Selain karena pengalamannya di medan tempur dan posisinya sebagai penasihat perang di Keraton Mataram, Nyi Ageng Serang sangat disegani karena laku spiritualnya. Peter Carey dan Vincent Houben yang meneliti Perang Jawa (1825-1830) dalam buku Perempuan-Perempuan Perkasa di Jawa Abad XVIII-XIX menjelaskan, bahwa laku tirakat yang dijalani Nyi Ageng Serang lah yang membuat Pangeran Diponegoro begitu menghormati dan memperhitungkan kesaktiannya.

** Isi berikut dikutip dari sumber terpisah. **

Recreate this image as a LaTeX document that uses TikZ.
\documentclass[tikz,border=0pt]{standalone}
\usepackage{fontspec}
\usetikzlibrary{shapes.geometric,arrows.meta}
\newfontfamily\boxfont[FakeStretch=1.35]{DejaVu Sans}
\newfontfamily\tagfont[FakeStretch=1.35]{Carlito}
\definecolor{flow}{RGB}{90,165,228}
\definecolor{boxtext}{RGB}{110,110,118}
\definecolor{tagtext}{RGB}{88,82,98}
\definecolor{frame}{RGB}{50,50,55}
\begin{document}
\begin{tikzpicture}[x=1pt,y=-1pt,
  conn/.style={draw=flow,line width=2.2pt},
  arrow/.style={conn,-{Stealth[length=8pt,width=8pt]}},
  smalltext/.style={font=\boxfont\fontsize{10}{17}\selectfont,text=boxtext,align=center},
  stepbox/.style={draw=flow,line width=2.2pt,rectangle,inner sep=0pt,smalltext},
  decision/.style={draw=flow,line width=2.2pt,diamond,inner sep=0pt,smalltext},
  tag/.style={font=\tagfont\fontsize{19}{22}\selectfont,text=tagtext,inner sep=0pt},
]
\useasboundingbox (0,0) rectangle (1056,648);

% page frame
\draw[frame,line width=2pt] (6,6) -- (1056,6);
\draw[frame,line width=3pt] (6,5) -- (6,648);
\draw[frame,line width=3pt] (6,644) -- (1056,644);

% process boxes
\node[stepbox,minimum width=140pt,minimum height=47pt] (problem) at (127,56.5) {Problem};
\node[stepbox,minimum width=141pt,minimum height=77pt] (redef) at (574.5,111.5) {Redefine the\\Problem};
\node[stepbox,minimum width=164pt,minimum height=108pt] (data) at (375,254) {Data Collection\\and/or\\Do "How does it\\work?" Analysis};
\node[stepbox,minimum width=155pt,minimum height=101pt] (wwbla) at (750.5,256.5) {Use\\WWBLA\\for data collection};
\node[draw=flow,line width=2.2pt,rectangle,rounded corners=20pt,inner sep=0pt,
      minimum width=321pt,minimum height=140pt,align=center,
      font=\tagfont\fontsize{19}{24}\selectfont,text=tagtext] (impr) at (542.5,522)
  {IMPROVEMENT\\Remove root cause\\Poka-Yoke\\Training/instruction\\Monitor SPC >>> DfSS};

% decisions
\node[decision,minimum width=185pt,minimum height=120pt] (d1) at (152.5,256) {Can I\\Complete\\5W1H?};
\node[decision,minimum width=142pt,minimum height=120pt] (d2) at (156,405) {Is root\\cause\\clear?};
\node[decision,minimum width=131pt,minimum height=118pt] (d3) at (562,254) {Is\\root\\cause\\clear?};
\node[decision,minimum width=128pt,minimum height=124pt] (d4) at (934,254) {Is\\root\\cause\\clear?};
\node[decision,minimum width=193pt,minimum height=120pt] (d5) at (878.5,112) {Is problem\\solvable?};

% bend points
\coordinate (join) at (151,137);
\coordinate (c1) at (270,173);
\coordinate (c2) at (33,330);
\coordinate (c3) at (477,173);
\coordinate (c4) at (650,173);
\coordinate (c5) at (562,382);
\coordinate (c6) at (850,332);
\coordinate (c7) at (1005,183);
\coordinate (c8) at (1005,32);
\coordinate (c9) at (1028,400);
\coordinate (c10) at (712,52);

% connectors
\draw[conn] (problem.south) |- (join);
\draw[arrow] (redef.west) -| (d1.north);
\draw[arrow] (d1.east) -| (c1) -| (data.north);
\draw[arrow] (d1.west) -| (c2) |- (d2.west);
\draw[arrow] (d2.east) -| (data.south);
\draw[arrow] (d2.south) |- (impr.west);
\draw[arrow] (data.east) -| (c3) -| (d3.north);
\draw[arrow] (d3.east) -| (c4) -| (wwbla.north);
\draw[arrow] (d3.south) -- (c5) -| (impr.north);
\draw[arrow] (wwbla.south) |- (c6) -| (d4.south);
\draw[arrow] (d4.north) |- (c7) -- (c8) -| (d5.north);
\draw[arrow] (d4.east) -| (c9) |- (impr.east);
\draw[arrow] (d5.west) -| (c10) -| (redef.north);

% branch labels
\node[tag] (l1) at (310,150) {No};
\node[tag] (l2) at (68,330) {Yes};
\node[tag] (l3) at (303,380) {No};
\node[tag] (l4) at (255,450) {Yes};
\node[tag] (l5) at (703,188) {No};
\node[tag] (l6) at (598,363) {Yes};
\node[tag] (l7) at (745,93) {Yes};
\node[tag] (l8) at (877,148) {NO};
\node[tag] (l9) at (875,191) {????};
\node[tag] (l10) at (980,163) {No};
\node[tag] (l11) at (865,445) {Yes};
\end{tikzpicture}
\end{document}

Bahkan, meski menjadi seorang penguasa dan banyak berlaga di medan tempur, Nyi Ageng Serang memiliki kedekatan yang amat erat dengan rakyat-rakyatnya.
Spiritualitas Nyi Ageng Serang memang tidak diragukan. Meski lahir dari daerah Serang yang terkenal sebagai markas pejuang dan basis perlawanan terhadap kolonial Belanda, Nyi Ageng Serang juga sempat mendalami ilmu agama. Nyi Ageng Serang bersama saudara-saudaranya pernah dikirim ke padepokan yang didirikan oleh Sunan Kalijaga di Kadilangu. Sang Ayah (Panembahan Serang), juga memiliki pengetahuan agama yang dalam pasca menarik diri dari dunia politik akibat terjadinya perjanjian Giyanti.

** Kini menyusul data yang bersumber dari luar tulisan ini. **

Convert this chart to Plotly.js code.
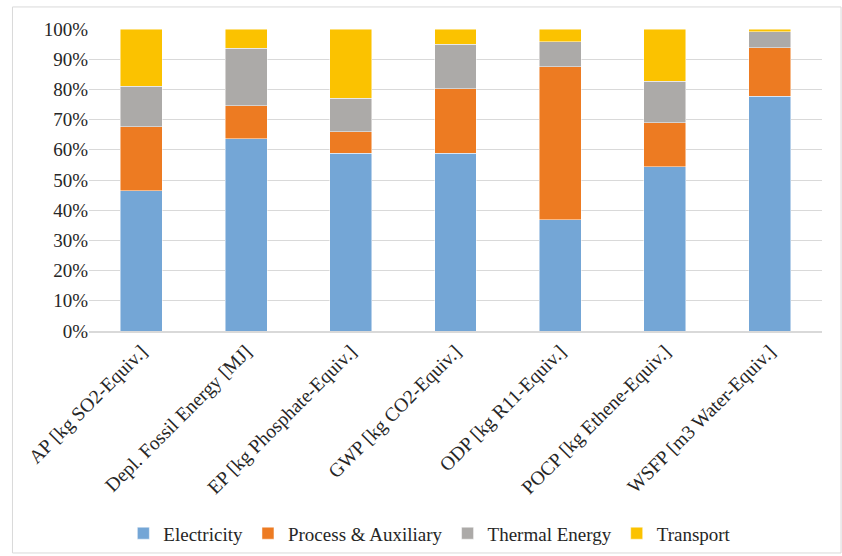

Atas perjuangannya sejak muda belia hingga tua melawan penjajah, Nyi Ageng Serang dinobatkan sebagai pahlawan Nasional. Selain itu, keteladanan Nyi Ageng Serang sebagai perempuan yang memegang peran penting dalam pertempuran melawan penjajah juga tidak memudarkan kedalaman spiritualnya dalam beragama. Selain kecintaannya terhadap bangsa dan nasionalismnya yang tinggi, keyakinannya akan iman dalam berislam juga sama sekali tidak diabaikan.